The Tax Collector (Detail). Pieter Brueghel. Art Gallery of South Australia. See the whole picture.

As early as 1559--five years before Shakespeare was born--Elizabeth proclaimed that no play should be performed that dealt with "either matters of religion or of the governance of the estate of the common weal." Thus censorship was concerned with profanity, heresy, and politics.

During Shakespeare's career, his company had to get a licence* from the Master of the Revels to perform, or to print plays.

One of the most striking examples of censorship in his plays was the forced omission from the first edition of Richard II of the whole scene of the deposition of Richard --it made rebellion seem too respectable.

The illustration here is of a tax collector rather than a censor, but the atmosphere of the two offices may be imagined to be similar.

An Act to restrain abuses of players

In 1606 (the year of Macbeth) an Act of Parliament was passed,

. . . That if any time. . . any person or persons do or shall in any stage play, interlude, show, maygame, or pageant jestingly or profanely speak or use the holy name of God or of Christ Jesus, or of the Holy Ghost or of the Trinity, which are not to be spoken but with fear and reverence, shall forfeit for every offence by him or them committed, ten pounds.
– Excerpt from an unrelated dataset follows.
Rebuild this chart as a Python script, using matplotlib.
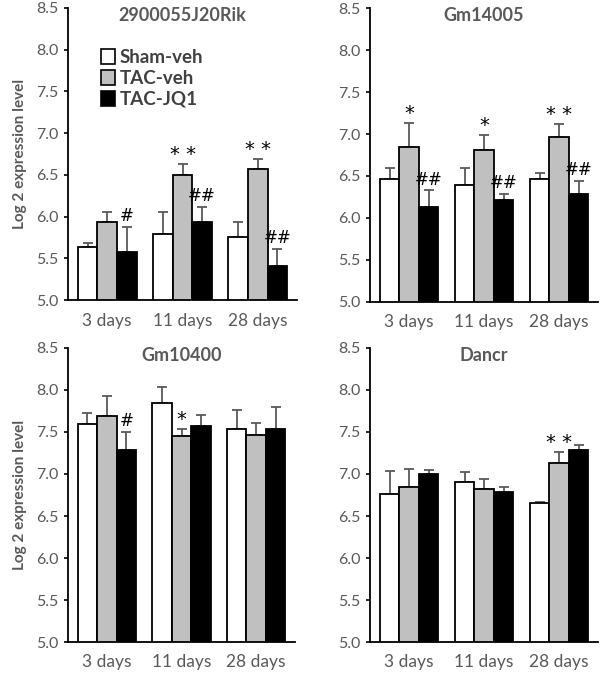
import numpy as np
import matplotlib
matplotlib.use('Agg')
import matplotlib.pyplot as plt
from matplotlib.patches import Patch

plt.rcParams['font.family'] = ['Lato', 'DejaVu Sans']

DAYS = ['3 days', '11 days', '28 days']
GROUPS = ['Sham-veh', 'TAC-veh', 'TAC-JQ1']
COLORS = ['white', '#c0c0c0', 'black']
GRAY_TEXT = '#595959'

# values per gene: rows = groups (Sham, TAC-veh, TAC-JQ1), cols = days
rik_mean = [[5.64, 5.79, 5.75], [5.94, 6.50, 6.57], [5.57, 5.93, 5.41]]
rik_err = [[0.04, 0.26, 0.19], [0.11, 0.13, 0.12], [0.31, 0.19, 0.20]]
rik_marks = [['', '', ''], ['', '* *', '* *'], ['#', '##', '##']]

gm14005_mean = [[6.47, 6.39, 6.46], [6.85, 6.81, 6.96], [6.13, 6.21, 6.28]]
gm14005_err = [[0.13, 0.20, 0.08], [0.28, 0.18, 0.16], [0.20, 0.08, 0.16]]
gm14005_marks = [['', '', ''], ['*', '*', '* *'], ['##', '##', '##']]

gm10400_mean = [[7.60, 7.85, 7.53], [7.69, 7.45, 7.47], [7.28, 7.57, 7.53]]
gm10400_err = [[0.13, 0.18, 0.23], [0.24, 0.09, 0.14], [0.22, 0.13, 0.27]]
gm10400_marks = [['', '', ''], ['', '*', ''], ['#', '', '']]

dancr_mean = [[6.76, 6.91, 6.65], [6.85, 6.82, 7.13], [7.00, 6.78, 7.29]]
dancr_err = [[0.28, 0.11, 0.02], [0.21, 0.12, 0.13], [0.05, 0.07, 0.05]]
dancr_marks = [['', '', ''], ['', '', '* *'], ['', '', '']]

panels = [
    ('2900055J20Rik', rik_mean, rik_err, rik_marks),
    ('Gm14005', gm14005_mean, gm14005_err, gm14005_marks),
    ('Gm10400', gm10400_mean, gm10400_err, gm10400_marks),
    ('Dancr', dancr_mean, dancr_err, dancr_marks),
]

fig = plt.figure(figsize=(6, 6.74), dpi=100)
W, H = 600, 674
rects = [(68, 8, 297, 300), (370, 8, 598, 302), (68, 348, 295, 642), (370, 348, 598, 642)]
bw = 0.26
x = np.arange(len(DAYS))

for i, (title, means, errs, marks) in enumerate(panels):
    l, t, r, b = rects[i]
    ax = fig.add_axes([l / W, 1 - b / H, (r - l) / W, (b - t) / H])
    for g in range(3):
        xs = x + (g - 1) * bw
        ax.bar(xs, means[g], bw, color=COLORS[g], edgecolor='black', linewidth=1.3, zorder=2)
        ax.errorbar(xs, means[g], yerr=[np.zeros(3), errs[g]], fmt='none',
                    ecolor='#595959', elinewidth=1.3, capsize=3.5, capthick=1.3, zorder=1)
        for k in range(3):
            if marks[g][k]:
                top = means[g][k] + errs[g][k]
                star = '*' in marks[g][k]
                ax.text(xs[k], top + (0.0 if star else 0.02), marks[g][k], ha='center', va='bottom',
                        fontsize=14 if star else 12, color='black',
                        family='DejaVu Sans')
    ax.set_ylim(5.0, 8.5)
    ax.set_xlim(-0.52, 2.52)
    ax.set_yticks(np.arange(5.0, 8.51, 0.5))
    ax.set_yticklabels([f'{v:.1f}' for v in np.arange(5.0, 8.51, 0.5)])
    ax.set_xticks(x)
    ax.set_xticklabels(DAYS)
    ax.tick_params(axis='y', length=3, width=1.2, colors='black', labelcolor=GRAY_TEXT, labelsize=11.5, pad=4)
    ax.tick_params(axis='x', length=0, labelcolor=GRAY_TEXT, labelsize=12.5, pad=9)
    for s in ['top', 'right']:
        ax.spines[s].set_visible(False)
    for s in ['left', 'bottom']:
        ax.spines[s].set_linewidth(1.3)
    ax.set_title(title, fontsize=13, fontweight='bold', color=GRAY_TEXT, y=0.975, va='top')
    if i % 2 == 0:
        ax.set_ylabel('Log 2 expression level', fontsize=11, fontweight='bold', color=GRAY_TEXT, labelpad=6)
    if i == 0:
        handles = [Patch(facecolor=c, edgecolor='black', linewidth=1.2) for c in COLORS]
        leg = ax.legend(handles, GROUPS, loc='upper left', bbox_to_anchor=(0.11, 0.885),
                        frameon=False, handlelength=0.75, handleheight=0.85,
                        handletextpad=0.25, labelspacing=0.2, borderaxespad=0,
                        prop={'weight': 'bold', 'size': 13.5})
        for txt in leg.get_texts():
            txt.set_color('#404040')

fig.savefig('out.png', dpi=100)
The result of this edict was that many plays had to be revised; the two printed versions of Marlowe's Doctor Faustus, one printed in 1603, the other (and fuller text) in 1608, show several changes as a result of the Act. Likewise there are a number of changes between quartos of Shakespeare's plays, printed before 1606, and the Folio text, printed in 1623.

Footnotes

  1. Fighting over the stage

    The City of London, controlled by puritan aldermen, had tried to prevent altogether the performance of plays, both in the city and the suburbs; it was actually to protect the players that Elizabeth gave the authority of censorship to the Master of the Revels in 1581.